TASK PROMPT - Carry none of the pictures over; set down the material below exactly.

---------- DATASET EXCERPT ----------

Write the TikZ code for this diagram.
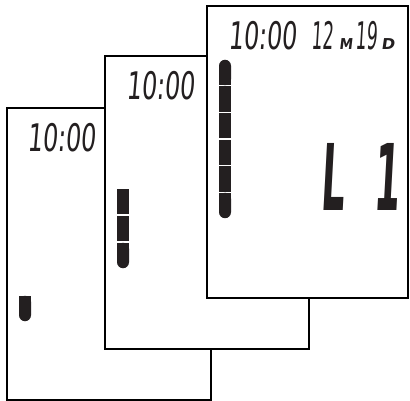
\documentclass[tikz,border=0pt]{standalone}
\usepackage{fontspec}
\newfontfamily\lcdfont[FakeSlant=0.12]{DejaVu Sans Condensed}
\definecolor{lcd}{HTML}{231F20}

\begin{document}
\begin{tikzpicture}[x=1pt,y=-1pt,
  panel/.style={draw=black,line width=2pt,fill=white,rectangle,inner sep=0pt,minimum height=292pt},
  clock/.style={font=\lcdfont\fontsize{38}{38}\selectfont,text=lcd,anchor=base west,inner sep=0pt,xscale=0.7},
  unit/.style={font=\lcdfont\bfseries\fontsize{15}{15}\selectfont,text=lcd,anchor=base west,inner sep=0pt},
  code/.style={font=\lcdfont\bfseries\fontsize{92}{92}\selectfont,text=lcd,inner sep=0pt,xscale=0.45},
  seg/.style={fill=lcd}]
  \useasboundingbox (0,0) rectangle (410,401);
  % three displays, back to front
  \node[panel,minimum width=204pt] (day) at (109,254) {};
  \node[panel,minimum width=204pt] (week) at (207,202.5) {};
  \node[panel,minimum width=201pt] (month) at (307.5,152) {};
  % clock read-outs
  \node[clock] (dayclock) at (27,152) {10:00};
  \node[clock] (weekclock) at (126,100) {10:00};
  \node[clock] (monthclock) at (228,50) {10:00};
  \node[clock,xscale=0.72] (mnum) at (311,50) {12};
  \node[unit] (munit) at (339,50) {M};
  \node[clock,xscale=0.72] (dnum) at (355,50) {19};
  \node[unit,xscale=1.2] (dunit) at (381,50) {D};
  % level code
  \node[code,anchor=base west] (lcdL) at (320,211) {L};
  \node[code,anchor=base east] (lcdOne) at (400,211) {1};
  % level bars
  \fill[seg,rounded corners=6pt] (19,295.75) rectangle (31,321.25);
  \fill[seg] (19,295.75) rectangle (31,308);
  \foreach \i in {0,1} \fill[seg] (117,188.75+27*\i) rectangle (129,214.25+27*\i);
  \fill[seg,rounded corners=6pt] (117,242.75) rectangle (129,268.25);
  \fill[seg] (117,242.75) rectangle (129,255);
  \fill[seg,rounded corners=6pt] (219,59.75) rectangle (231,85.25);
  \fill[seg] (219,72) rectangle (231,85.25);
  \foreach \i in {1,...,4} \fill[seg] (219,59.75+26.6*\i) rectangle (231,85.25+26.6*\i);
  \fill[seg,rounded corners=6pt] (219,192.75) rectangle (231,218.25);
  \fill[seg] (219,192.75) rectangle (231,205);
\end{tikzpicture}
\end{document}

----------

EXERCISE SOLUTION -
Write the TikZ code for this diagram.
\documentclass[tikz,border=0pt]{standalone}
\usepackage{fontspec}
\newfontfamily\lcdfont[FakeSlant=0.12]{DejaVu Sans Condensed}
\definecolor{lcd}{HTML}{231F20}

\begin{document}
\begin{tikzpicture}[x=1pt,y=-1pt,
  panel/.style={draw=black,line width=2pt,fill=white,rectangle,inner sep=0pt,minimum height=292pt},
  clock/.style={font=\lcdfont\fontsize{38}{38}\selectfont,text=lcd,anchor=base west,inner sep=0pt,xscale=0.7},
  unit/.style={font=\lcdfont\bfseries\fontsize{15}{15}\selectfont,text=lcd,anchor=base west,inner sep=0pt},
  code/.style={font=\lcdfont\bfseries\fontsize{92}{92}\selectfont,text=lcd,inner sep=0pt,xscale=0.45},
  seg/.style={fill=lcd}]
  \useasboundingbox (0,0) rectangle (410,401);
  % three displays, back to front
  \node[panel,minimum width=204pt] (day) at (109,254) {};
  \node[panel,minimum width=204pt] (week) at (207,202.5) {};
  \node[panel,minimum width=201pt] (month) at (307.5,152) {};
  % clock read-outs
  \node[clock] (dayclock) at (27,152) {10:00};
  \node[clock] (weekclock) at (126,100) {10:00};
  \node[clock] (monthclock) at (228,50) {10:00};
  \node[clock,xscale=0.72] (mnum) at (311,50) {12};
  \node[unit] (munit) at (339,50) {M};
  \node[clock,xscale=0.72] (dnum) at (355,50) {19};
  \node[unit,xscale=1.2] (dunit) at (381,50) {D};
  % level code
  \node[code,anchor=base west] (lcdL) at (320,211) {L};
  \node[code,anchor=base east] (lcdOne) at (400,211) {1};
  % level bars
  \fill[seg,rounded corners=6pt] (19,295.75) rectangle (31,321.25);
  \fill[seg] (19,295.75) rectangle (31,308);
  \foreach \i in {0,1} \fill[seg] (117,188.75+27*\i) rectangle (129,214.25+27*\i);
  \fill[seg,rounded corners=6pt] (117,242.75) rectangle (129,268.25);
  \fill[seg] (117,242.75) rectangle (129,255);
  \fill[seg,rounded corners=6pt] (219,59.75) rectangle (231,85.25);
  \fill[seg] (219,72) rectangle (231,85.25);
  \foreach \i in {1,...,4} \fill[seg] (219,59.75+26.6*\i) rectangle (231,85.25+26.6*\i);
  \fill[seg,rounded corners=6pt] (219,192.75) rectangle (231,218.25);
  \fill[seg] (219,192.75) rectangle (231,205);
\end{tikzpicture}
\end{document}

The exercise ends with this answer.